As long as you are happy with it, that's all that matters. If, at some point you want to add scenery, you have some options. Maybe you would like a city scene with industrial buildings on each of your sidings. If you installed a double-sided backdrop in the middle , then the city scene could be on one side and some more rural scenery could be on the other. Or how about a harbor area? the turnouts could be re-arranged to serve industries around a small inlet off the sea. Really whatever you want. The secret to making small layouts look more realistic, and therefore less "roundy round," is to pick one small part of a real railroad, and use your limited space to represent just that one scene. Another great improvement in realism is hiding the "roundy round" part of the track.

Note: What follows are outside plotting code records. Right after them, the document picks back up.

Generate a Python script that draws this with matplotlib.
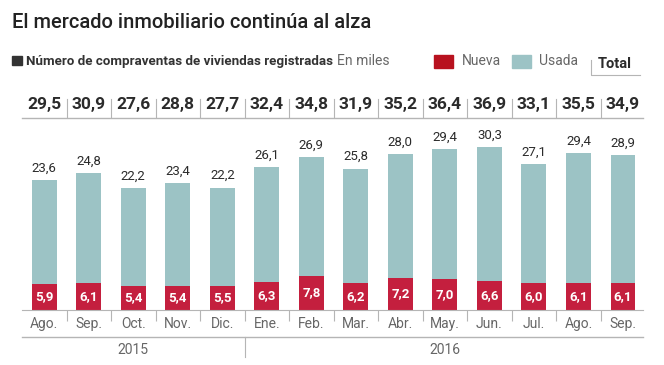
import matplotlib
matplotlib.use("Agg")
import matplotlib.pyplot as plt
import matplotlib.transforms as mtransforms
from matplotlib.lines import Line2D
from matplotlib.patches import Rectangle
import numpy as np

months = ["Ago.", "Sep.", "Oct.", "Nov.", "Dic.", "Ene.", "Feb.", "Mar.",
          "Abr.", "May.", "Jun.", "Jul.", "Ago.", "Sep."]
nueva = [5.9, 6.1, 5.4, 5.4, 5.5, 6.3, 7.8, 6.2, 7.2, 7.0, 6.6, 6.0, 6.1, 6.1]
usada = [23.6, 24.8, 22.2, 23.4, 22.2, 26.1, 26.9, 25.8, 28.0, 29.4, 30.3, 27.1, 29.4, 28.9]
totals = ["29,5", "30,9", "27,6", "28,8", "27,7", "32,4", "34,8", "31,9",
          "35,2", "36,4", "36,9", "33,1", "35,5", "34,9"]
years = ["2015", "2016"]
year_span = [(0, 4), (5, 13)]

RED = "#c41f3e"
TEAL = "#9cc3c5"
DARK = "#2b2b2b"
GREY = "#666666"
LINE = "#b5b5b5"

plt.rcParams["font.family"] = ["Roboto", "DejaVu Sans"]

W, H = 664, 365
fig = plt.figure(figsize=(W / 100, H / 100), dpi=100)
# pixel transform, origin top-left
pix = mtransforms.Affine2D().scale(1 / W, -1 / H).translate(0, 1) + fig.transFigure

# bars axes
x0, x1 = 22, 643
base, top = 310, 60
ax = fig.add_axes([x0 / W, (H - base) / H, (x1 - x0) / W, (base - top) / H])
scale = 4.42
ax.set_xlim(-0.5, 13.45)
ax.set_ylim(0, (base - top) / scale)

x = np.arange(len(months))
ax.bar(x, nueva, width=0.56, color=RED, zorder=2)
ax.bar(x, usada, width=0.56, bottom=nueva, color=TEAL, zorder=2)

for i in range(len(months)):
    ax.text(x[i], nueva[i] / 2, f"{nueva[i]:.1f}".replace(".", ","), ha="center", va="center",
            color="white", fontsize=9.5, fontweight="bold")
    ax.text(x[i], nueva[i] + usada[i] + 1.2, f"{usada[i]:.1f}".replace(".", ","), ha="center",
            va="bottom", color=DARK, fontsize=9.5)

for s in ["top", "right", "left"]:
    ax.spines[s].set_visible(False)
ax.spines["bottom"].set_color(LINE)
ax.set_yticks([])
ax.set_xticks(x)
ax.set_xticklabels(months, fontsize=10, color=GREY)
ax.tick_params(axis="x", length=0, pad=5)
ax.set_xticks(x[:-1] + 0.5, minor=True)
ax.tick_params(axis="x", which="minor", length=8, color=LINE, width=0.8)

# totals row
blend = mtransforms.blended_transform_factory(ax.transData, pix)
for i, t in enumerate(totals):
    ax.text(x[i], 104, t, transform=blend, ha="center", va="center", fontsize=12.5,
            fontweight="bold", color=DARK)
for b in x[:-1] + 0.5:
    fig.add_artist(Line2D([b, b], [99, 117], transform=blend, color=LINE, lw=0.8))
fig.add_artist(Line2D([x0, x1], [117.5, 117.5], transform=pix, color=LINE, lw=1))

# years
fig.add_artist(Line2D([x0, x1], [337, 337], transform=pix, color=LINE, lw=1))
fig.add_artist(Line2D([4.5, 4.5], [337, 357], transform=blend, color=LINE, lw=0.8))
for label, (a, b) in zip(years, year_span):
    ax.text((a + b) / 2, 350, label, transform=blend, ha="center", va="center",
            fontsize=10, color=GREY)

# title and subtitle
fig.text(12 / W, 1 - 22 / H, "El mercado inmobiliario continúa al alza", fontsize=14.5,
         fontweight=500, color="#222222", va="center", ha="left")
fig.add_artist(Rectangle((12, 56), 10, 9, transform=pix, color="#333333"))
t1 = fig.text(26 / W, 1 - 61 / H, "Número de compraventas de viviendas registradas",
              fontsize=9.6, fontweight="bold", color="#333333", va="center")
fig.canvas.draw()
bb = t1.get_window_extent()
fig.text((bb.x1 + 4) / W, 1 - 61 / H, "En miles", fontsize=10, color=GREY, va="center")

# legend
fig.add_artist(Rectangle((434, 55), 19, 13, transform=pix, color="#b8121f"))
fig.text(462 / W, 1 - 61 / H, "Nueva", fontsize=10, color=GREY, va="center")
fig.add_artist(Rectangle((512, 55), 19, 13, transform=pix, color=TEAL))
fig.text(539 / W, 1 - 61 / H, "Usada", fontsize=10, color=GREY, va="center")
fig.text(615 / W, 1 - 64 / H, "Total", fontsize=10.5, fontweight="bold", color=DARK,
         va="center", ha="center")
fig.add_artist(Line2D([591, 591, 640], [60, 75, 75], transform=pix, color=LINE, lw=0.8))

fig.savefig("out.png", dpi=100, facecolor="white")
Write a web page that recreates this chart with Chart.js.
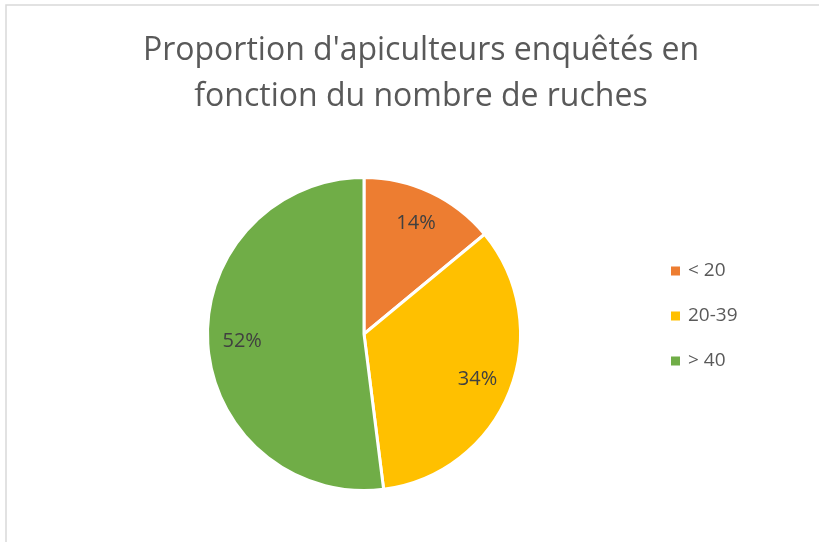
<!DOCTYPE html>
<html>
<head>
<meta charset="utf-8">
<script src="https://cdn.jsdelivr.net/npm/chart.js@4.4.0/dist/chart.umd.min.js"></script>
<style>
  html, body { margin: 0; padding: 0; background: #fff; }
</style>
</head>
<body>
<canvas id="pieChart" width="819" height="542"></canvas>
<script>
const titleLines = ["Proportion d'apiculteurs enquêtés en", 'fonction du nombre de ruches'];
const categories = ['< 20', '20-39', '> 40'];
const shares = [14, 34, 52];
const sliceColors = ['#ED7D31', '#FFC000', '#70AD47'];

const FONT = '"Open Sans", "Noto Sans", sans-serif';

// titre, cadre, légende et étiquettes dessinés à la main (style Excel)
const excelLook = {
    id: 'excelLook',
    beforeDraw(chart) {
        const ctx = chart.ctx;
        ctx.save();
        ctx.fillStyle = '#fff';
        ctx.fillRect(0, 0, chart.width, chart.height);
        ctx.strokeStyle = '#d9d9d9';
        ctx.lineWidth = 1.5;
        ctx.strokeRect(6, 5, 900, 700);

        ctx.fillStyle = '#595959';
        ctx.font = '32px ' + FONT;
        ctx.textAlign = 'center';
        ctx.textBaseline = 'middle';
        titleLines.forEach((line, i) => ctx.fillText(line, 421, 51 + i * 46));
        ctx.restore();
    },
    afterDatasetsDraw(chart) {
        const ctx = chart.ctx;
        const meta = chart.getDatasetMeta(0);
        ctx.save();
        ctx.fillStyle = '#404040';
        ctx.font = '20px ' + FONT;
        ctx.textAlign = 'center';
        ctx.textBaseline = 'middle';
        meta.data.forEach((arc, i) => {
            const p = arc.getProps(['x', 'y', 'startAngle', 'endAngle', 'outerRadius'], true);
            const mid = (p.startAngle + p.endAngle) / 2;
            const r = p.outerRadius * 0.78;
            ctx.fillText(shares[i] + '%', p.x + Math.cos(mid) * r, p.y + Math.sin(mid) * r);
        });
        ctx.restore();
    },
    afterDraw(chart) {
        const ctx = chart.ctx;
        ctx.save();
        ctx.font = '19px ' + FONT;
        ctx.textBaseline = 'middle';
        categories.forEach((cat, i) => {
            const y = 271 + i * 45;
            ctx.fillStyle = sliceColors[i];
            ctx.fillRect(671, y - 4.5, 9, 9);
            ctx.fillStyle = '#595959';
            ctx.fillText(cat, 688, y);
        });
        ctx.restore();
    }
};

new Chart(document.getElementById('pieChart'), {
    type: 'pie',
    data: {
        labels: categories,
        datasets: [{
            data: shares,
            backgroundColor: sliceColors,
            borderColor: '#ffffff',
            borderWidth: 3
        }]
    },
    options: {
        responsive: false,
        animation: false,
        layout: {
            padding: { top: 176, bottom: 50, left: 198, right: 289 }
        },
        plugins: {
            legend: { display: false },
            title: { display: false },
            tooltip: { enabled: false }
        }
    },
    plugins: [excelLook]
});
</script>
</body>
</html>
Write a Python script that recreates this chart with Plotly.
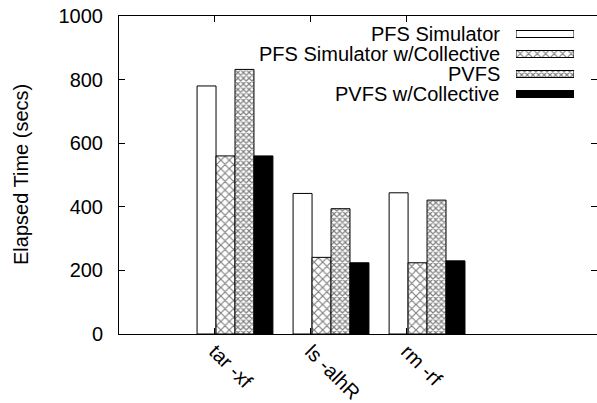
import plotly.graph_objects as go

categories = ["tar -xf", "ls -alhR", "rm -rf"]
series_names = ["PFS Simulator", "PFS Simulator w/Collective", "PVFS", "PVFS w/Collective"]
pfs_sim = [780, 442, 444]
pfs_sim_coll = [560, 241, 224]
pvfs = [832, 394, 421]
pvfs_coll = [560, 224, 230]
y_ticks = [0, 200, 400, 600, 800, 1000]

series_values = [pfs_sim, pfs_sim_coll, pvfs, pvfs_coll]
styles = [
    dict(color="white"),
    dict(color="white", pattern=dict(shape="x", fgcolor="black", bgcolor="white", size=6, solidity=0.35)),
    dict(color="white", pattern=dict(shape="x", fgcolor="black", bgcolor="white", size=4, solidity=0.5)),
    dict(color="black"),
]

FONT = "Liberation Sans, Arial, Helvetica, sans-serif"
W, H = 597, 403
L, R, T, B = 119, 0, 16, 69
plot_w = W - L - R
plot_h = H - T - B

def px_to_paper_x(px):
    return (px - L) / plot_w

def px_to_paper_y(py):
    return (H - B - py) / plot_h

fig = go.Figure()
groups = list(range(len(categories)))
for name, vals, st in zip(series_names, series_values, styles):
    fig.add_trace(go.Bar(
        x=groups, y=vals, name=name,
        marker=dict(line=dict(color="black", width=1), **st),
        showlegend=False,
    ))

# custom legend swatches (text left, key right) on an overlay axis
for i, (name, st) in enumerate(zip(series_names, styles)):
    fig.add_trace(go.Bar(
        x=[1], y=[i], base=[0], orientation="h", width=0.35,
        marker=dict(line=dict(color="black", width=1), **st),
        xaxis="x2", yaxis="y2", showlegend=False, hoverinfo="skip",
    ))
    fig.add_annotation(
        x=px_to_paper_x(502), xref="paper", xanchor="right",
        y=i, yref="y2", yanchor="middle",
        text=name, showarrow=False,
        font=dict(family=FONT, size=20, color="black"),
    )

# y-axis title
fig.add_annotation(
    x=px_to_paper_x(21), xref="paper", xanchor="center",
    y=0.5, yref="paper", yanchor="middle",
    text="Elapsed Time (secs)", textangle=-90, showarrow=False,
    font=dict(family=FONT, size=20, color="black"),
)

tick_offset = -0.21
fig.update_layout(
    width=W, height=H,
    margin=dict(l=L, r=R, t=T, b=B, pad=0),
    paper_bgcolor="white", plot_bgcolor="white",
    font=dict(family=FONT, size=20, color="black"),
    barmode="group", bargap=0.21, bargroupgap=0,
    xaxis=dict(
        range=[-1.208, 3.77], automargin=False,
        tickvals=[g + tick_offset for g in groups], ticktext=categories,
        tickangle=45, ticks="inside", ticklen=6, tickcolor="black",
        showline=True, linecolor="black", linewidth=1, mirror="ticks",
        showgrid=False, zeroline=False,
        ticklabelstandoff=-3,
        tickfont=dict(family=FONT, size=20, color="black"),
    ),
    yaxis=dict(
        range=[0, 1000], tickvals=y_ticks, automargin=False,
        ticks="inside", ticklen=6, tickcolor="black",
        showline=True, linecolor="black", linewidth=1, mirror="ticks",
        showgrid=False, zeroline=False,
        ticklabelstandoff=11,
        tickfont=dict(family=FONT, size=20, color="black"),
    ),
    xaxis2=dict(
        domain=[px_to_paper_x(516), px_to_paper_x(574)], range=[0, 1],
        anchor="y2", showgrid=False, zeroline=False, showticklabels=False,
        showline=False, ticks="", fixedrange=True, automargin=False,
    ),
    yaxis2=dict(
        domain=[px_to_paper_y(104), px_to_paper_y(24)], range=[3.5, -0.5],
        anchor="x2", showgrid=False, zeroline=False, showticklabels=False,
        showline=False, ticks="", fixedrange=True, automargin=False,
    ),
)

fig.write_html("out.html")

I use both these tricks on my own layout. My centerpiece scene is Seattle Union Station. The trackage there was simple, six stub tracks and a main line. The rear track of my return loop, and part of the curve going to that rear track are hidden. Seattle's rail tracks are mostly below street level and pass under bridges and through short tunnels. This was a big help in making the back track disappear. The sections of the streets of downtown Seattle that hide the rear loop track, and a hidden staging yard, are lightweight removeable affairs, so I can get to them when necessary for cleaning or maintenance. The effect is that trains leave the station and then "head out of town." The reality is that they move onto hidden track and show up in another scene later. My layout is N-scale, and 15 feet long, so I do have a certain space advantage, however it is also only 16 inches deep in most places and my largest section (the station scene) is only four feet by three feet.

Good Luck & Have Fun;

Traction Fan 🙂


----------



## Old Guy (May 29, 2021)

Many thanks for all your inputs folks. Very appreciated.


----------



## Gramps (Feb 28, 2016)

You have an S curves on the right side and off the turnouts on the left side of the photos. The curved tracks on the right and coming off the left turnout look like it's your wider radius track but the curved track off the right turnout appears to be the smaller radius. I have one S curve siding with a 15" radius curve off the turnout and any car over 6" long derails going through it. The Cylindrical Hopper is about 8" long and it will have trouble negotiating the curves if they are too sharp and from experience it should not be able to handle that siding in the last photo. I hope this helps, good luck.


----------



## Old Guy (May 29, 2021)

Thanks for your reply.


Gramps said:


> You have an S curves on the right side and off the turnouts on the left side of the photos. The curved tracks on the right and coming off the left turnout look like it's your wider radius track but the curved track off the right turnout appears to be the smaller radius.


 Yes my layout is very close to a roller coaster !
I mainly used 14 1/4" radius and 17 1/4" radius in some places


Gramps said:


> The Cylindrical Hopper is about 8" long


This car is only some kind of "demonstrator" for the short turnouts and the very tight curves. In fact I'll run only 40' cars (approx. 6" long).


----------



## Old Guy (May 29, 2021)

I can also build a layout like that (see below) but it's not very funny. 😩


----------



## Gramps (Feb 28, 2016)

In the late 80's I had a layout with 18" radius sectional track and I had two cylindrical hoppers that handled that radius. My point being you probably can run your hopper on your larger radius as long as you avoid that one siding.


----------